§ **Given problem**
Pull every line containing "this" from the entries.

§ **Working data**

::::::::::

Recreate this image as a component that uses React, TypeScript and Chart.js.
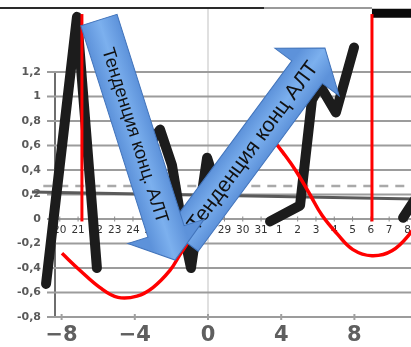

::::::::::

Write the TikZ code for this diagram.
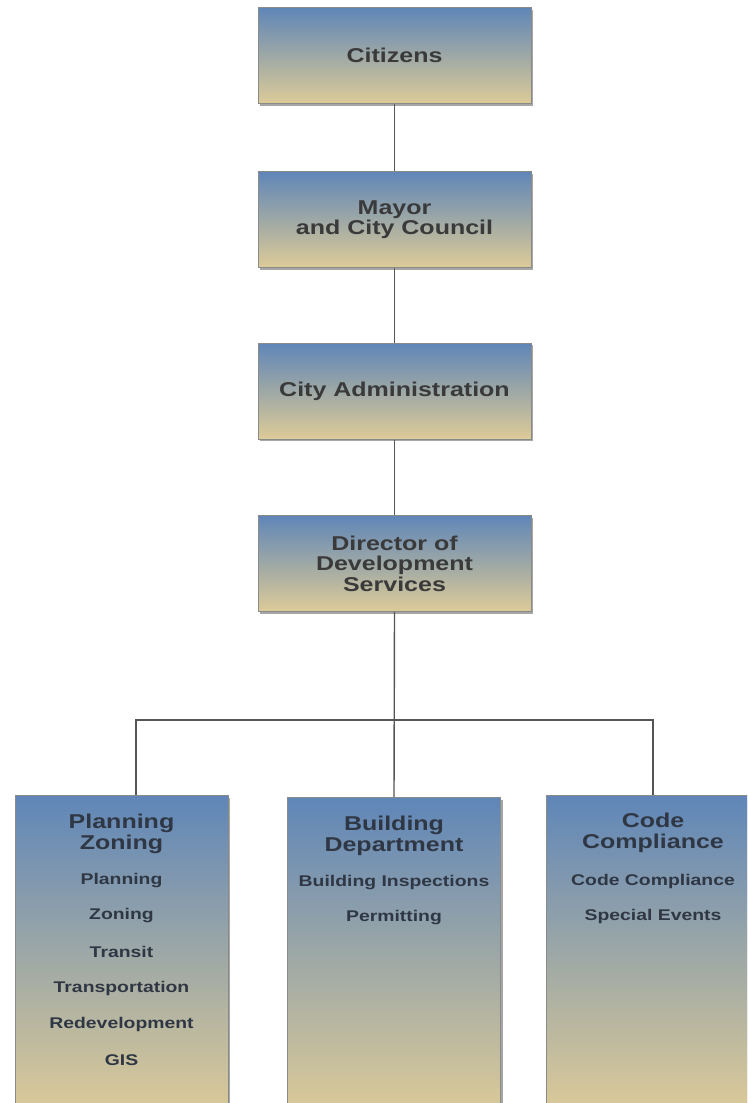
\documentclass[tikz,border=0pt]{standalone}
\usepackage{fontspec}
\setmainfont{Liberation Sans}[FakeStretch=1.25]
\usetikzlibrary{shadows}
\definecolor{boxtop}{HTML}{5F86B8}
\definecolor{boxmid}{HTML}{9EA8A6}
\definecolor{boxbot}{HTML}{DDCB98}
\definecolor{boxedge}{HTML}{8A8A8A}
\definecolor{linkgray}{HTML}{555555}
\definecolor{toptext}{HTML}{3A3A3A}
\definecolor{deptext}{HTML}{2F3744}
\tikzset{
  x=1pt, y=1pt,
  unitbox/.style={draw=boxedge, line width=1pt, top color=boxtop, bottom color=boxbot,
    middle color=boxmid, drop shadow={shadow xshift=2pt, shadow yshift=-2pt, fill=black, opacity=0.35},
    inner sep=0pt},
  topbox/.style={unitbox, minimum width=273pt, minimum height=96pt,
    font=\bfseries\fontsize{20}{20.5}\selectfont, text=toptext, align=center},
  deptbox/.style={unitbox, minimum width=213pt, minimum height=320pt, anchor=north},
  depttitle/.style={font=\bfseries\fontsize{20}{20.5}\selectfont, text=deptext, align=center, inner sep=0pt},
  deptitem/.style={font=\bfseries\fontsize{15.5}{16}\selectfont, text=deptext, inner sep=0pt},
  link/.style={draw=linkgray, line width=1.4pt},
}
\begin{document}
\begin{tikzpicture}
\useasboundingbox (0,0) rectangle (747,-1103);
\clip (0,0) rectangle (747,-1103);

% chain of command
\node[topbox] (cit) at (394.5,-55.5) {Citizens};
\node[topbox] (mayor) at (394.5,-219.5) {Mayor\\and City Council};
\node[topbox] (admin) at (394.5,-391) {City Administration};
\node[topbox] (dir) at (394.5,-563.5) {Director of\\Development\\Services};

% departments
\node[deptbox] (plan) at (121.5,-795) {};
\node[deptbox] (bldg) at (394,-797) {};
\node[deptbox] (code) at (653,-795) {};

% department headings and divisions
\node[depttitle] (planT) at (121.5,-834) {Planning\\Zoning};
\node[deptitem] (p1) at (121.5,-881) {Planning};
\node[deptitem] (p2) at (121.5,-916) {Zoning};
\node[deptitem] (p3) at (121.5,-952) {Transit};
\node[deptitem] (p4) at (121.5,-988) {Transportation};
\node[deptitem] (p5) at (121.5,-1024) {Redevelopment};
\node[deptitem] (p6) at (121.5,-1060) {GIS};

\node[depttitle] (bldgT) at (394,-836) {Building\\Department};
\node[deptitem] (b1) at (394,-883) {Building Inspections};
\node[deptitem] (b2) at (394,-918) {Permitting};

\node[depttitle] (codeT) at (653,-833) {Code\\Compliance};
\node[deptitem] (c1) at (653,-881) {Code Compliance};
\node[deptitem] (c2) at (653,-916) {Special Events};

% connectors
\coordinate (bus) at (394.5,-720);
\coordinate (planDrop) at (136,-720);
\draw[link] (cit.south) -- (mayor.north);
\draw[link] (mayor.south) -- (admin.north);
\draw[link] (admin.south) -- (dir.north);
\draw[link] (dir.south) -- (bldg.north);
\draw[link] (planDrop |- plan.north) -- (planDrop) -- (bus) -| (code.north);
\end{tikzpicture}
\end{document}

::::::::::

§ **Exercise solution**
Recreate this image as a component that uses React, TypeScript and Chart.js.
Write the TikZ code for this diagram.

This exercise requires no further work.